Former Wall Street executive Andrew Caspersen pleaded guilty on Wednesday to charges that he defrauded investors out of over $ 38 million, blaming his conduct on a gambling addiction he could not control.
Caspersen, who worked at a unit of investment banker Paul Taubman’s PJT Partners prior to his arrest in March, pleaded guilty in federal court in Manhattan to securities fraud and wire fraud.
Caspersen, who graduated from Princeton University and Harvard Law School, choked up in court as he admitted to cheating numerous people, mostly family and friends, through what he called a “simple” fraud.

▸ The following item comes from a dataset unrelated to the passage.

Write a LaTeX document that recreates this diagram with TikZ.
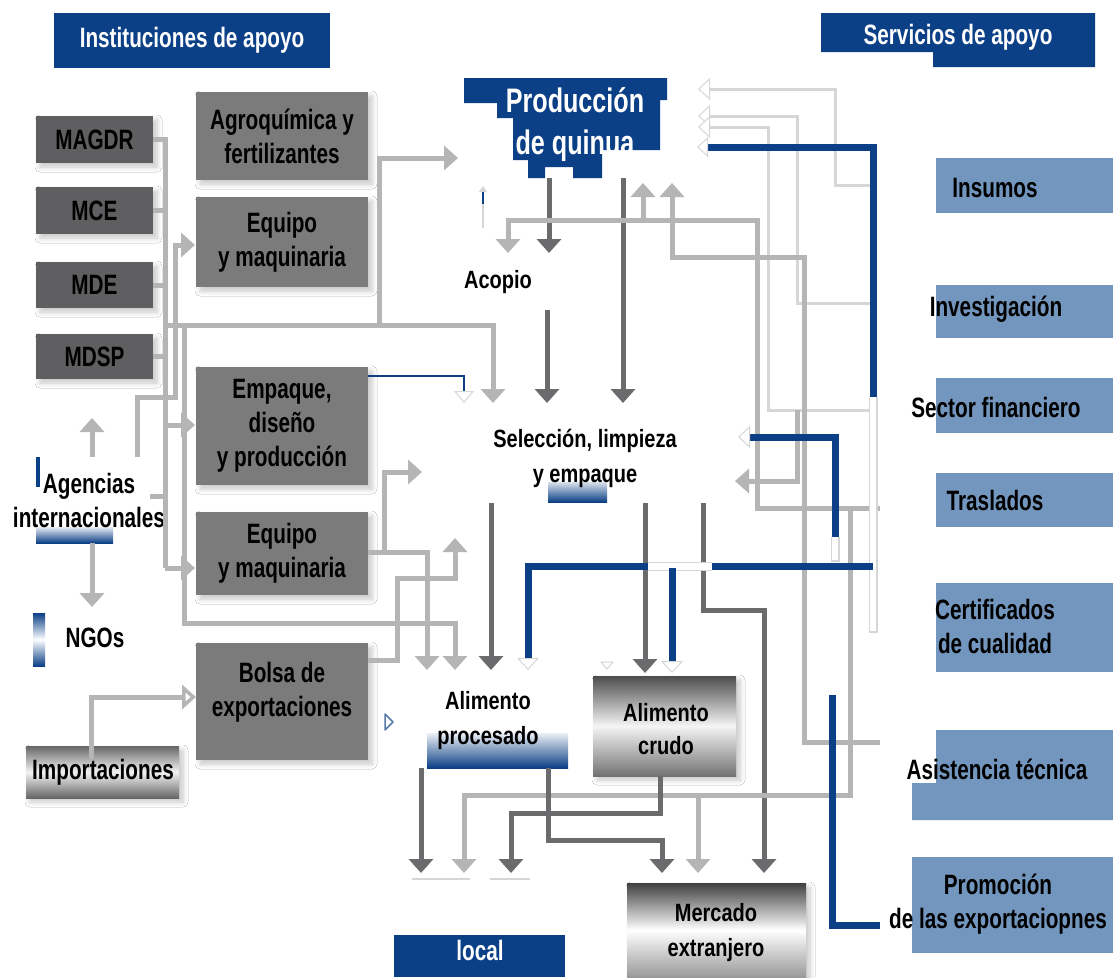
\documentclass[tikz,border=0pt]{standalone}
\usepackage{fontspec}
\usetikzlibrary{arrows.meta,shadows.blur}
\newfontfamily\cond{Liberation Sans}[FakeStretch=0.74, UprightFont={* Bold}]
\newfontfamily\condw{Liberation Sans}[FakeStretch=0.8, UprightFont={* Bold}]
\definecolor{hdrblue}{HTML}{0B3F86}
\definecolor{minis}{HTML}{5F5F61}
\definecolor{midgray}{HTML}{7B7B7B}
\definecolor{svcblue}{HTML}{7396BE}
\definecolor{lite}{HTML}{B5B5B5}
\definecolor{darkln}{HTML}{6B6B6E}
\definecolor{faint}{HTML}{D6D6D6}
\begin{document}
\begin{tikzpicture}[x=1pt,y=-1pt,
  lbl/.style={inner sep=0pt, align=center, font=\cond\fontsize{28}{34}\selectfont},
  midlbl/.style={inner sep=0pt, align=center, font=\condw\fontsize{25}{35}\selectfont},
  softshadow/.style={blur shadow={shadow xshift=4pt, shadow yshift=-4pt, shadow blur radius=5pt, shadow blur steps=8, shadow opacity=22}},
  minbox/.style={lbl, fill=minis, minimum width=117pt, softshadow},
  midbox/.style={lbl, fill=midgray, minimum width=172pt, softshadow},
  tip/.style={-{Triangle[width=24pt,length=14pt]}},
  hollowtip/.style={-{Triangle[width=24pt,length=14pt,fill=white]}},
  whitetip/.style={-{Triangle[width=22pt,length=12pt,color=faint,fill=white,line width=1pt]}},
  litel/.style={draw=lite, line width=5pt},
  darkl/.style={draw=darkln, line width=5pt},
  bluel/.style={draw=hdrblue, line width=7pt},
  faintl/.style={draw=faint, line width=3pt},
  gapl/.style={draw=white, line width=7pt}]
\path[use as bounding box, fill=white] (0,0) rectangle (1113,977);

% ---------- headers ----------
\node[lbl, fill=hdrblue, text=white, minimum width=276pt, minimum height=55pt] (inst) at (192,40.5) {Instituciones de apoyo};
\fill[hdrblue] (821,13) rectangle (1095,52) (933,52) rectangle (1095,67);
\node[lbl, text=white] (serv) at (958,37) {Servicios de apoyo};

% ---------- shaded backgrounds ----------
\shade[top color=hdrblue, bottom color=hdrblue, middle color=white] (33,613) rectangle (45,666);
\fill[hdrblue] (36,457) rectangle (40,487);
\shade[top color=hdrblue!10, bottom color=hdrblue] (36,527) rectangle (113,543);
\shade[top color=hdrblue!15, bottom color=hdrblue] (548,482) rectangle (607,502);
\shade[top color=hdrblue!8, bottom color=hdrblue] (427,733) rectangle (568,768);
\shade[softshadow, top color=black!60, bottom color=black!60, middle color=black!5] (26,746) rectangle (179,798);
\shade[softshadow, top color=black!70, bottom color=black!55, middle color=black!4] (593,676) rectangle (736,776);
\shade[softshadow, top color=black!75, bottom color=black!40, middle color=white] (627,883) rectangle (806,977);
\fill[hdrblue] (394,935) rectangle (565,977);
\fill[hdrblue] (464,78) -- (667,78) -- (667,100) -- (660,100) -- (660,150) -- (602,150)
  -- (602,178) -- (573,178) -- (573,167) -- (545,167) -- (545,178) -- (528,178)
  -- (528,160) -- (513,160) -- (513,118) -- (497,118) -- (497,103) -- (464,103) -- cycle;

% service boxes
\fill[svcblue] (936,158) rectangle (1113,213);
\fill[svcblue] (936,285) rectangle (1113,338);
\fill[svcblue] (936,378) rectangle (1113,433);
\fill[svcblue] (936,473) rectangle (1113,527);
\fill[svcblue] (936,583) rectangle (1113,672);
\fill[svcblue] (936,730) rectangle (1113,803) (912,783) rectangle (1113,820);
\fill[svcblue] (912,857) rectangle (1113,953);

% ---------- ministries ----------
\node[minbox, minimum height=47pt] (magdr) at (94.5,139.5) {MAGDR};
\node[minbox, minimum height=47pt] (mce) at (94.5,210.5) {MCE};
\node[minbox, minimum height=46pt] (mde) at (94.5,285) {MDE};
\node[minbox, minimum height=45pt] (mdsp) at (94.5,356.5) {MDSP};

% ---------- support institutions ----------
\node[midbox, minimum height=88pt] (agro) at (282,136) {Agroquímica y\\fertilizantes};
\node[midbox, minimum height=90pt] (equipoa) at (282,242) {Equipo\\y maquinaria};
\node[midbox, minimum height=118pt] (empaque) at (282,426) {Empaque,\\diseño\\y producción};
\node[midbox, minimum height=83pt] (equipob) at (282,553.5) {Equipo\\y maquinaria};
\node[midbox, minimum height=117pt] (bolsa) at (282,701.5) {};
\node[lbl] (bolsatxt) at (282,692) {Bolsa de\\exportaciones};

\node[lbl] (agencias) at (89,500) {Agencias\\internacionales};
\node[lbl] (ngos) at (95,638) {NGOs};
\node[lbl] (import) at (103,772) {Importaciones};

% ---------- chain ----------
\node[lbl, text=white, font=\cond\fontsize{34}{42}\selectfont] (prod) at (575,125) {Producción\\de quinua};
\node[midlbl] (acopio) at (498,282) {Acopio};
\node[midlbl] (selec) at (585,458) {Selección, limpieza\\y empaque};
\node[midlbl] (proc) at (488,721) {Alimento\\procesado};
\node[midlbl, font=\condw\fontsize{25}{33}\selectfont] (crudo) at (666,729) {Alimento\\crudo};
\node[midlbl] (merc) at (716,933) {Mercado\\extranjero};
\node[lbl, text=white] (local) at (480,950) {local};

% ---------- services ----------
\node[lbl] (insumos) at (995,188) {Insumos};
\node[lbl] (invest) at (996,309) {Investigación};
\node[lbl] (sector) at (996,407) {Sector financiero};
\node[lbl] (trasl) at (995,500) {Traslados};
\node[lbl] (certif) at (995,626) {Certificados\\de cualidad};
\node[lbl] (asist) at (997,769) {Asistencia técnica};
\node[lbl] (promo) at (998,904) {Promoción\\de las exportaciopnes};

% ---------- arrow targets ----------
\coordinate (tProdL) at (458,158);
\coordinate (tEqA) at (195,245);
\coordinate (tEmp) at (195,425);
\coordinate (tEqB) at (195,568);
\coordinate (tBolsa) at (196,697);
\coordinate (tAgUp) at (92,418);
\coordinate (tAgDn) at (92,607);
\coordinate (tAcoA) at (508,253);
\coordinate (tAcoB) at (549,253);
\coordinate (tSelA) at (464,403);
\coordinate (tSelB) at (493,403);
\coordinate (tSelC) at (547,403);
\coordinate (tSelD) at (623,403);
\coordinate (tSelE) at (422,472);
\coordinate (tSelF) at (455,538);
\coordinate (tSelG) at (738,437);
\coordinate (tSelH) at (735,481);
\coordinate (tProcA) at (427,670);
\coordinate (tProcB) at (455,670);
\coordinate (tProcC) at (491,670);
\coordinate (tProcD) at (528,670);
\coordinate (tCruA) at (645,673);
\coordinate (tCruB) at (672,673);
\coordinate (tLocA) at (421,873);
\coordinate (tLocB) at (464,873);
\coordinate (tLocC) at (511,873);
\coordinate (tMerA) at (662,873);
\coordinate (tMerB) at (698,873);
\coordinate (tMerC) at (764,873);
\coordinate (tUpA) at (643,183);
\coordinate (tUpB) at (672,183);
\coordinate (tPrA) at (698,89);
\coordinate (tPrB) at (698,116);
\coordinate (tPrC) at (698,127);
\coordinate (tPrD) at (697,147);

% ---------- faint lines from the services to production ----------
\draw[faintl, whitetip] (877,185) -- (835,185) -- (835,89) -- (tPrA);
\draw[faintl, whitetip] (877,303) -- (797,303) -- (797,116) -- (tPrB);
\draw[faintl, whitetip] (877,410) -- (768,410) -- (768,127) -- (tPrC);

% ---------- left side ----------
\draw[litel] (magdr.east) -- (165,139.5) -- (165,568);
\draw[litel] (mce.east) -- (165,210.5);
\draw[litel] (mde.east) -- (165,285);
\draw[litel] (mdsp.east) -- (165,356.5);
\draw[litel, tip] (165,325) -- (493,325) -- (tSelB);
\draw[litel, tip] (379,325) -- (379,158) -- (tProdL);
\draw[litel, tip] (184,325) -- (184,623) -- (455,623) -- (tProcB);
\draw[litel, tip] (137,457) -- (137,397) -- (175,397) -- (175,245) -- (tEqA);
\draw[litel] (150,496) -- (165,496);
\draw[litel, tip] (165,425) -- (tEmp);
\draw[litel, tip] (165,568) -- (tEqB);
\draw[litel, tip] (92,457) -- (tAgUp);
\draw[litel, tip] (92,543) -- (tAgDn);
\draw[litel, hollowtip] (import.north -| 91,0) -- (91,697) -- (tBolsa);

\draw[litel, tip] (equipob.east |- 0,552) -- (384,552) -- (384,472) -- (tSelE);
\draw[litel, tip] (384,552) -- (427,552) -- (tProcA);
\draw[litel, tip] (bolsa.east |- 0,660) -- (397,660) -- (397,578) -- (455,578) -- (tSelF);
\draw[draw=hdrblue, line width=1.5pt, -{Triangle[width=20pt,length=12pt,color=faint,fill=white,line width=1pt]}] (empaque.east |- 0,376) -- (464,376) -- (tSelA);
\draw[draw=hdrblue!70, fill=white, line width=1.5pt, line join=round] (385,714) -- (393,722) -- (385,730) -- cycle;

% small marks below production
\draw[faint, line width=1.5pt, -{Triangle[width=8pt,length=6pt]}] (483,228) -- (483,186);
\draw[hdrblue, line width=2pt] (483,192) -- (483,204);
\draw[faint, fill=white, line width=1pt] (601,662) -- (613,662) -- (607,669) -- cycle;

% ---------- production chain ----------
\draw[darkl, tip] (549,178) -- (tAcoB);
\draw[darkl, tip] (547,310) -- (tSelC);
\draw[darkl, tip] (623,178) -- (tSelD);
\draw[darkl, tip] (491,503) -- (tProcC);
\draw[darkl, tip] (645,503) -- (tCruA);
\draw[darkl, tip] (703,503) -- (703,610) -- (764,610) -- (tMerC);

% ---------- right side ----------
\draw[litel, tip] (trasl.west -| 880,0) ++(0,8) -- (757,508) -- (757,220) -- (508,220) -- (tAcoA);
\draw[litel, tip] (643,220) -- (tUpA);
\draw[litel, tip] (880,742) -- (804,742) -- (804,257) -- (672,257) -- (tUpB);
\draw[litel, tip] (797,410) -- (797,481) -- (tSelH);
\draw[litel, tip] (850,508) -- (850,795) -- (464,795) -- (tLocB);
\draw[litel, tip] (698,795) -- (tMerB);

\draw[draw=faint, line width=9pt] (873,397) -- (873,633);
\draw[draw=white, line width=6pt] (873,397) -- (873,631);
\draw[bluel, -{Triangle[width=20pt,length=11pt,color=faint,fill=white,line width=1pt]}] (873,397) -- (873,147) -- (tPrD);
\draw[draw=faint, line width=9pt] (835,537) -- (835,562);
\draw[draw=white, line width=6pt] (835,537) -- (835,560);
\draw[bluel, whitetip] (835,537) -- (835,437) -- (tSelG);
\draw[bluel] (873,566) -- (712,566);
\draw[draw=faint, line width=9pt] (648,566) -- (712,566);
\draw[gapl] (648,566) -- (712,566);
\draw[bluel, whitetip] (648,566) -- (528,566) -- (tProcD);
\draw[bluel, whitetip] (672,568) -- (tCruB);
\draw[bluel] (832,695) -- (832,925) -- (880,925);

% ---------- toward the markets ----------
\draw[darkl, tip] (421,768) -- (tLocA);
\draw[darkl, tip] (crudo.south |- 0,776) ++(-6,0) -- (660,813) -- (511,813) -- (tLocC);
\draw[darkl, tip] (548,768) -- (548,840) -- (662,840) -- (tMerA);
\draw[draw=faint, line width=1.5pt] (412,879) -- (470,879) (490,879) -- (530,879);
\end{tikzpicture}
\end{document}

“It was just a means for me to get money to feed a gambling addition that was all consuming at the time,” Caspersen said.
As part of a plea deal, Caspersen, 39, agreed to not appeal any sentence beyond 15-2/3 years in prison and to forfeit over $ 45 million, though his lawyer, Paul Shechtman, said he cannot afford that sum. He is scheduled to be sentenced on November 2.
Prosecutors said Caspersen, the son of late Wall Street financier Finn M.W. Caspersen, from November 2014 to March 2016 tried to defraud over a dozen investors by claiming he would use their funds to make loans to private equity firms.
During the scheme, Caspersen worked at Park Hill Group, which he joined in 2013. The advisory firm was spun off from private equity group Blackstone Group LP in October and is now part of PJT Partners.
In court, Caspersen said he told friends and family that a private equity firm had given him an allocation in a “practically riskless debt instrument” and then offered them a chance to invest with him.
Instead, prosecutors said he used the $ 38.5 million he raised to make options trades, to pay earlier investors, and to replace over $ 8 million he had misappropriated from Park Hill Group, which Caspersen said he also used for gambling.
In total, he attempted to raise almost $ 150 million, prosecutors said.
His victims included a foundation affiliated with hedge fund Moore Capital Management and one of the fund’s employees, who together were cheated out of $ 25 million, prosecutors said.
Caspersen, who said he also gambled away $ 20 million of his own money, in court apologized for harming the people he cared for the most.
“I could not be more sorry or ashamed for my crimes,” he said.